長女が誘拐された夫婦だが二女を産み、他にも弟や妹を産んだが、長女の事件もあって離婚してしまった。しかし二女が進学した高校で、よく似た容貌の先輩と仲良くなり、誘拐された長女と判明する。
ここまでは他にも似たような事件の紹介を見たこともある。しかし実家にもどった長女は産みの親が人気とりのようにマスメディアに登場することを嫌悪して、育ての親のところへもどっていった。さらに産みの親を批判するような暴露本も出版。
しかし長女もまた子供を産み、ひとりの親となったことで子供がうばわれた産みの親の気持ちを想像できるようになった。誘拐した育ての親への愛着をのこしつつ、産みの親とも和解。産みの親が再婚することも助けたという。
途中まで『八日目の蝉』などのフィクションも連想したが、年月をかさねて二転三転する心情のドラマとして印象深かった。被害者が被害を認識する難しさを映したドキュメンタリとしても興味深い。

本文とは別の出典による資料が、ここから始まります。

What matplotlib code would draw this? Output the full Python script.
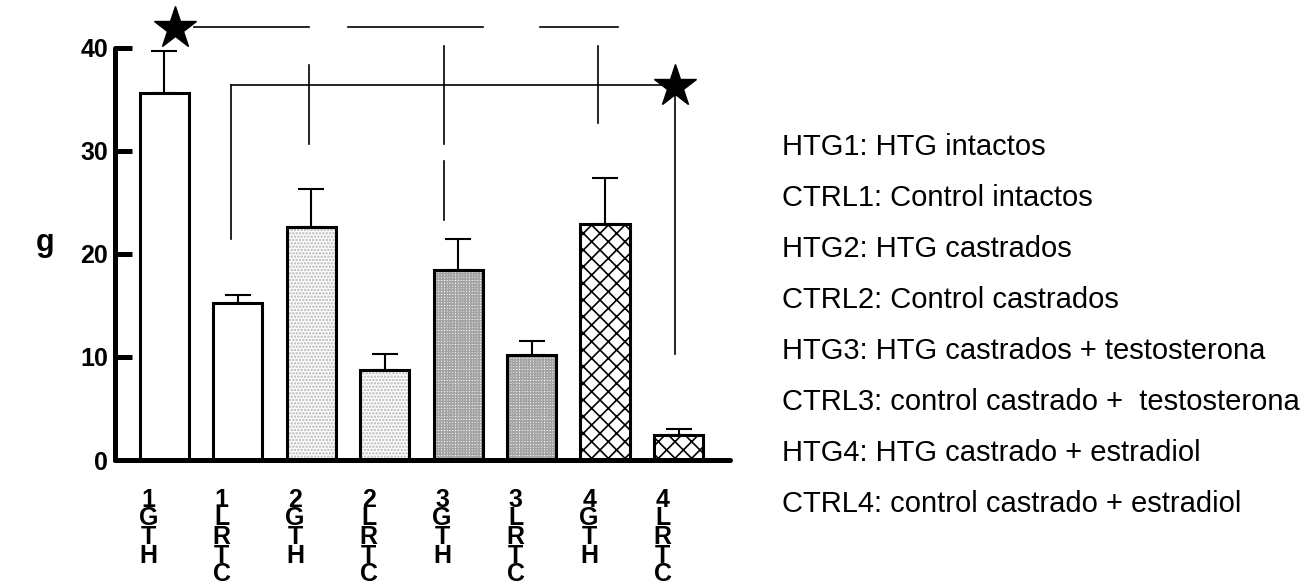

「沈没船からお宝発見」は、米国ノースカロライナ沖に沈んだという200年前の蒸気船プラスキ号を調査する。
発見された宝を後追いで調査するのではなく、調査に同行するタイプのドキュメンタリ。このタイプでは珍しく、実際に原型をとどめた沈没船の一部を発見し、さらに高価なコインも見つける。
海底で見つけた小さなコイン3枚だけで1500万円の価値があり、その後の調査で多数のコインや遺物が見つかったことを紹介。ちゃんと調査費用の元がとれそうな宝探しドキュメンタリは滅多にない。